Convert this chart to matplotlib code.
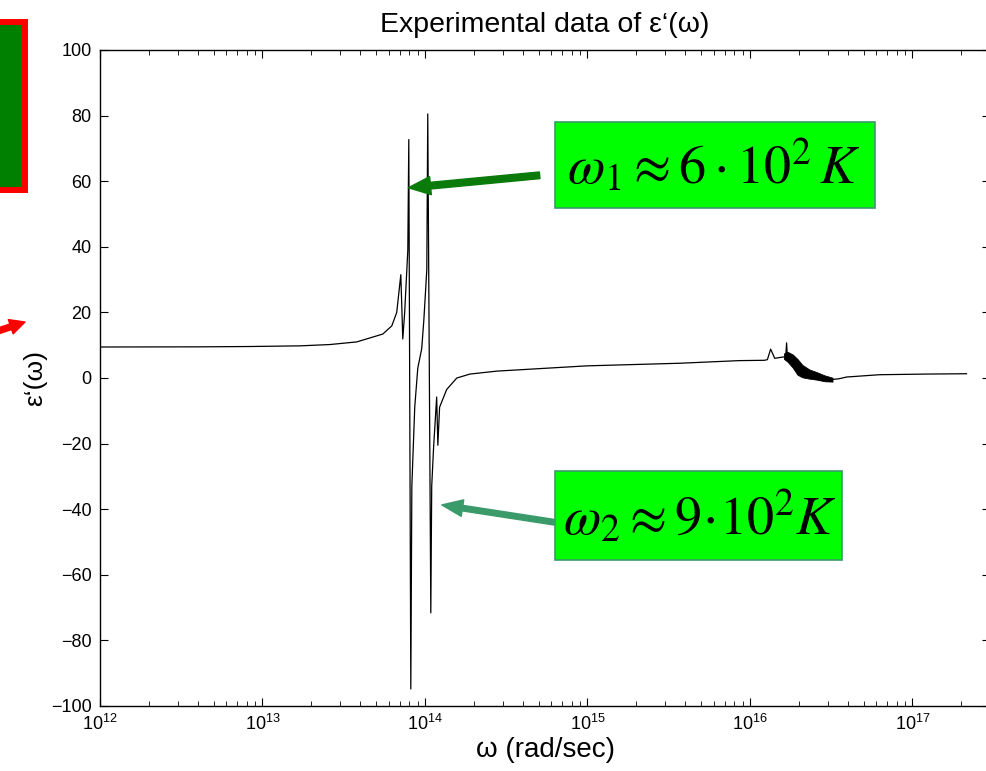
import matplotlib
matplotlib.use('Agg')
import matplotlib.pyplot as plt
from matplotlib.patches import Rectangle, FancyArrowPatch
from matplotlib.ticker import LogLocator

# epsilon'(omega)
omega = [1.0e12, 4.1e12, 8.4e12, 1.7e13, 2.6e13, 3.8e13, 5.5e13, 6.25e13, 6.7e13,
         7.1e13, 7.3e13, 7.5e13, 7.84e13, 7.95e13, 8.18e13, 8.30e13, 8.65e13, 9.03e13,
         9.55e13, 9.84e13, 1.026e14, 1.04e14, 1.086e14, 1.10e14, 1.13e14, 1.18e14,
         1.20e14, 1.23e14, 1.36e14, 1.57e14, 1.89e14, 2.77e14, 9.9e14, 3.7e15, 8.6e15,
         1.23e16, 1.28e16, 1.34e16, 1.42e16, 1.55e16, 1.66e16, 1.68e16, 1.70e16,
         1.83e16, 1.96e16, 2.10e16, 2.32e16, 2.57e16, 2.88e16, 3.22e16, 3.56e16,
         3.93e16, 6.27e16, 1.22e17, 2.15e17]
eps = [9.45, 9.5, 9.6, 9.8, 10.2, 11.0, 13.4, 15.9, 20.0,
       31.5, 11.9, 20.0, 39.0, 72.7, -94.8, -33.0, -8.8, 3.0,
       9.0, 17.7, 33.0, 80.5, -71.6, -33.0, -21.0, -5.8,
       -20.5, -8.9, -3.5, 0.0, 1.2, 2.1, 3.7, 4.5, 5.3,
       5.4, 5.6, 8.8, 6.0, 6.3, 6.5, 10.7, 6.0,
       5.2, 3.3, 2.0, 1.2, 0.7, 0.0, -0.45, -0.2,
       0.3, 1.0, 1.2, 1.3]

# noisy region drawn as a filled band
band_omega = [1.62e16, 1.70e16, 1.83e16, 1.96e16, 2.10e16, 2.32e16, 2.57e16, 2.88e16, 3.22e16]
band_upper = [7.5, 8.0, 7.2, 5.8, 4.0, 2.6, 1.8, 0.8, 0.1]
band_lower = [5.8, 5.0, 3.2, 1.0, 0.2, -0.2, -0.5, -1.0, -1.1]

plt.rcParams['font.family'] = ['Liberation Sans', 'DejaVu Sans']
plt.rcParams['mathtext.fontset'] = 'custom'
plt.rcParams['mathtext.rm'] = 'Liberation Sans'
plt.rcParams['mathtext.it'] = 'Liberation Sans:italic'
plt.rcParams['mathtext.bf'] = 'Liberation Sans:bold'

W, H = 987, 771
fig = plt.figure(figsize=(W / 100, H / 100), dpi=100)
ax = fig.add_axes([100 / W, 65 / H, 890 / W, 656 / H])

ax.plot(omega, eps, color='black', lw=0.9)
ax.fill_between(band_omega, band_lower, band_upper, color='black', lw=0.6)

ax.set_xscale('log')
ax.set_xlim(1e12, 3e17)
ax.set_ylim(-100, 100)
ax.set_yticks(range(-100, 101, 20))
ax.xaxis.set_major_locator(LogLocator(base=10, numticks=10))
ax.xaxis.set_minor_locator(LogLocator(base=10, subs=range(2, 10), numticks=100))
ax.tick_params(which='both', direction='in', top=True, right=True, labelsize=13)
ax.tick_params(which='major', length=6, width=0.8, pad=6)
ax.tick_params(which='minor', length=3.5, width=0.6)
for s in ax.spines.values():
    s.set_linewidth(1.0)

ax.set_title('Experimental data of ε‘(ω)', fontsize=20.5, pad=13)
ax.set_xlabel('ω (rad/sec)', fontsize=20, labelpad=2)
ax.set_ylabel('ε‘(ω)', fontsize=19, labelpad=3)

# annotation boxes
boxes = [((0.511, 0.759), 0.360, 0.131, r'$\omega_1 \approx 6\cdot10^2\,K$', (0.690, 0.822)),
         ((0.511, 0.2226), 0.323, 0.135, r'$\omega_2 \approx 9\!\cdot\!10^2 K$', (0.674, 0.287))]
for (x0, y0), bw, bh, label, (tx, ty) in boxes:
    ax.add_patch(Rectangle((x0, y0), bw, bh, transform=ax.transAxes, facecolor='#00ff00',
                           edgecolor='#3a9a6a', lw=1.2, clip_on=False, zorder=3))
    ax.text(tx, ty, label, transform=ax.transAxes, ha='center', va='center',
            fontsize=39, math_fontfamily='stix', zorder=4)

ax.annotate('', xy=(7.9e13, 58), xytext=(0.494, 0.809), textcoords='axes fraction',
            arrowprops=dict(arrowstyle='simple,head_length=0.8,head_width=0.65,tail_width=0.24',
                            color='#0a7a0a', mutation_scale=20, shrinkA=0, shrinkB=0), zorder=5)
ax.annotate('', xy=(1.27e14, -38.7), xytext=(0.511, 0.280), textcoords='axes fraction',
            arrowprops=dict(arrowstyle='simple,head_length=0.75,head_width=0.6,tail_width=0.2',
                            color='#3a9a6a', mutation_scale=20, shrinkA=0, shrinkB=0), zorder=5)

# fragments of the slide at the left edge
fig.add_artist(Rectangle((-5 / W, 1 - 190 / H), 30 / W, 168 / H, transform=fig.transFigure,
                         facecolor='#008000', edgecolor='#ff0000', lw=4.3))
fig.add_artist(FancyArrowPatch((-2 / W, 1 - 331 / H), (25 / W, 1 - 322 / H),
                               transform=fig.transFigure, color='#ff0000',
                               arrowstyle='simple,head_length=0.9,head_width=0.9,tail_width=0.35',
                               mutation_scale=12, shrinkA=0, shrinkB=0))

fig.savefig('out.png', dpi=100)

• • • • •

**Exercise requirements**
Exactly reproduce the run of lines from the start of the listing through the line with "from matplotlib.ticker import LogLocator", inclusive; pictures are not copied.

**Written response**
Convert this chart to matplotlib code.
import matplotlib
matplotlib.use('Agg')
import matplotlib.pyplot as plt
from matplotlib.patches import Rectangle, FancyArrowPatch
from matplotlib.ticker import LogLocator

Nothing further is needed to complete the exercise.